GSA Connects 2024 Meeting in Anaheim, California

Paper No. 164-6
Presentation Time: 9:25 AM

LARGE, GEM-QUALITY PRIMARY SAPPHIRES FROM THE FRENCH BAR SILL, MONTANA: IMPLICATIONS FOR THE ORIGINS OF ALLUVIAL MISSOURI RIVER SAPPHIRE


PALKE, Aaron C., Gemological Institute of America (GIA), 5345 Armada Dr, Carlsbad, CA 92008, KANE, Robert E., Fine Gems International, Helena, MT 59624, TURNIER, Rachelle B., Gemological Institute of America (GIA), 5355 Armada Dr., Carlsbad, CA 92008, BERG, Richard B., Montana Bureau of Mines and Geology at Montana Tech of the University of Montana, Butte, MT 59701 and PETTMAN, Kory L., Kory Pettman Gems, San Antonio, TX 78070

Montana has been a source of sapphires for more than 150 years. The sapphires were transported as xenocrysts during Eocene volcanism; however, most production comes from secondary deposits, leaving open questions about the sapphires’ origins. Only two primary sources (with sapphires found in-situ) are known and only one has produced commercial quantities of sapphire from a lamprophyre dike at Yogo Gulch. The other primary occurrence is a sill at French Bar along the Missouri River near Helena which Berg and Palke (2016) described as a basaltic trachyandesite. Still, to date, none of the corundum from the French Bar sill was gem quality with only small crystals seen. Recently, however, excavation at French Bar Sill has recovered higher concentrations of larger sapphires than seen before. The largest sapphire crystal found weighed 17.99 cts and an 11.15 ct crystal yielded a 3.49 ct facetted sapphire. The 19 French Bar sapphires studied here provide clues about possible bedrock sources for the Missouri River deposit.

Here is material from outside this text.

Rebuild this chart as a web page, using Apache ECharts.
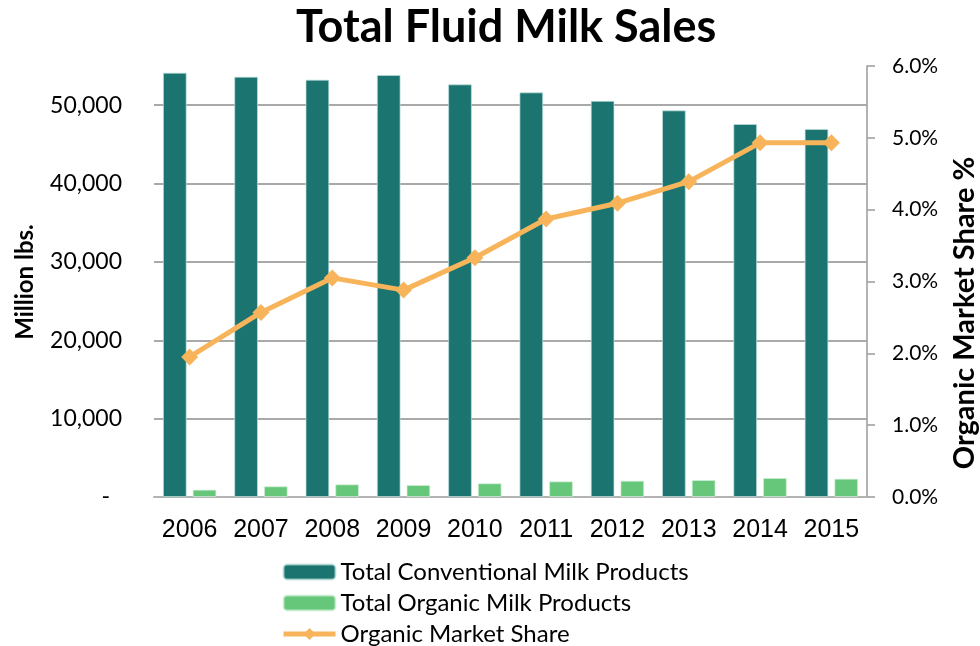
<!DOCTYPE html>
<html>
<head>
<meta charset="utf-8">
<script src="https://cdn.jsdelivr.net/npm/echarts@6/dist/echarts.min.js"></script>
<style>html,body{margin:0;padding:0;background:#fff}#c{width:980px;height:646px}</style>
</head>
<body>
<div id="c"></div>
<script>
const years = ['2006','2007','2008','2009','2010','2011','2012','2013','2014','2015'];
const conventional = [54150, 53640, 53260, 53860, 52660, 51640, 50550, 49340, 47600, 46960];
const organic = [940, 1370, 1620, 1530, 1750, 2000, 2080, 2170, 2430, 2340];
const marketShare = [1.95, 2.57, 3.05, 2.88, 3.33, 3.87, 4.09, 4.39, 4.93, 4.93];
const leftTicks = [0, 10000, 20000, 30000, 40000, 50000];
const rightTicks = [0, 1, 2, 3, 4, 5, 6];

const chart = echarts.init(document.getElementById('c'));
const labelFont = 'Lato, "Open Sans", sans-serif';
chart.setOption({
  animation: false,
  title: {
    text: 'Total Fluid Milk Sales',
    left: 291,
    top: 0,
    textStyle: { fontFamily: labelFont, fontWeight: 'bold', fontSize: 45, color: '#000' }
  },
  grid: { left: 154, right: 113, top: 66, bottom: 149 },
  legend: {
    orient: 'vertical',
    left: 281,
    top: 560,
    height: 100,
    padding: 0,
    itemWidth: 52,
    itemHeight: 15,
    itemGap: 7,
    lineStyle: { width: 5 },
    textStyle: { fontFamily: labelFont, fontSize: 24, lineHeight: 24, color: '#000' },
    data: ['Total Conventional Milk Products', 'Total Organic Milk Products', 'Organic Market Share']
  },
  xAxis: {
    type: 'category',
    data: years,
    axisTick: { show: false },
    axisLine: { show: true, lineStyle: { color: '#b3b3b3', width: 2 } },
    axisLabel: { interval: 0, fontFamily: '"Liberation Sans", Arial, sans-serif', fontSize: 25, color: '#000', margin: 21 }
  },
  yAxis: [
    {
      type: 'value',
      min: leftTicks[0],
      max: 55000,
      interval: leftTicks[1] - leftTicks[0],
      axisLine: { show: false },
      axisTick: { show: false },
      splitLine: { show: true, showMaxLine: false, lineStyle: { color: '#8c8c8c', width: 1.7 } },
      axisLabel: {
        margin: 32,
        fontFamily: labelFont, fontSize: 23, color: '#000',
        showMaxLabel: false,
        formatter: function (v) { return v === 0 ? '{d|-}' : v.toLocaleString('en-US'); },
        rich: { d: { fontFamily: labelFont, fontSize: 23, color: '#000', padding: [0, 12, 0, 0] } }
      }
    },
    {
      type: 'value',
      min: rightTicks[0],
      max: rightTicks[rightTicks.length - 1],
      interval: rightTicks[1] - rightTicks[0],
      position: 'right',
      axisLine: { show: true, lineStyle: { color: '#a6a6a6', width: 1.7 } },
      axisTick: { show: true, length: 8, lineStyle: { color: '#a6a6a6', width: 1.7 } },
      splitLine: { show: false },
      axisLabel: {
        margin: 25,
        fontFamily: labelFont, fontSize: 21, color: '#000',
        formatter: function (v) { return v.toFixed(1) + '%'; }
      }
    }
  ],
  graphic: [
    {
      type: 'text', x: 25, y: 282, rotation: Math.PI / 2,
      style: { text: 'Million lbs.', fontFamily: labelFont, fontWeight: 'bold', fontSize: 24, fill: '#000', align: 'center', verticalAlign: 'middle' }
    },
    {
      type: 'text', x: 965, y: 313, rotation: Math.PI / 2,
      style: { text: 'Organic Market Share %', fontFamily: labelFont, fontWeight: 'bold', fontSize: 29, fill: '#000', align: 'center', verticalAlign: 'middle' }
    }
  ],
  series: [
    {
      name: 'Total Conventional Milk Products',
      type: 'bar',
      data: conventional,
      barGap: '25%',
      barCategoryGap: '25%',
      itemStyle: { color: '#1b7470', borderColor: 'rgba(190,225,222,0.7)', borderWidth: 1 }
    },
    {
      name: 'Total Organic Milk Products',
      type: 'bar',
      data: organic,
      itemStyle: { color: '#66c77a', borderColor: 'rgba(210,240,215,0.7)', borderWidth: 1 }
    },
    {
      name: 'Organic Market Share',
      type: 'line',
      yAxisIndex: 1,
      data: marketShare,
      symbol: 'diamond',
      symbolSize: 17,
      lineStyle: { color: '#f7b45a', width: 5 },
      itemStyle: { color: '#f7b45a' },
      z: 5
    }
  ]
});
</script>
</body>
</html>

LA-ICP-MS on the primary sapphires show almost identical ranges of trace elements as the alluvial secondary Missouri River sapphire. The exception is chromium which is enriched in the French Bar sapphire (1.6-155 ppmw Cr, average = 55.8 ppmw, median = 39.5 ppmw) compared to the secondary stones (0.6-94.9 ppmw, average = 21.0 ppmw, median = 17.9 ppmw). This is consistent with the observation of a higher prevalence of stones with pink and purple hues in the primary sapphires. Inclusions in the French Bar sapphires are also essentially identical to those seen in the alluvial stones. Surface textures are similar, especially the presence of etch features, but one important distinction exists. Around 25% of the alluvial sapphires have encrustations of spinel, likely a result of reaction during transport by a mafic magma. Primary French Bar sapphire often have an encrustation of biotite mica but never spinel. While Berg and Palke (2016) concluded that the French Bar Sill is too small and the sapphire concentrations too low to have been the source for all of the alluvial Missouri River sapphire, these new results suggest this igneous body may have been a source for at least some of these stones. However, the slight differences in trace element chemistry and the absence of spinel on their surfaces indicates that there must still be other, likely more mafic igneous bedrock sources as well.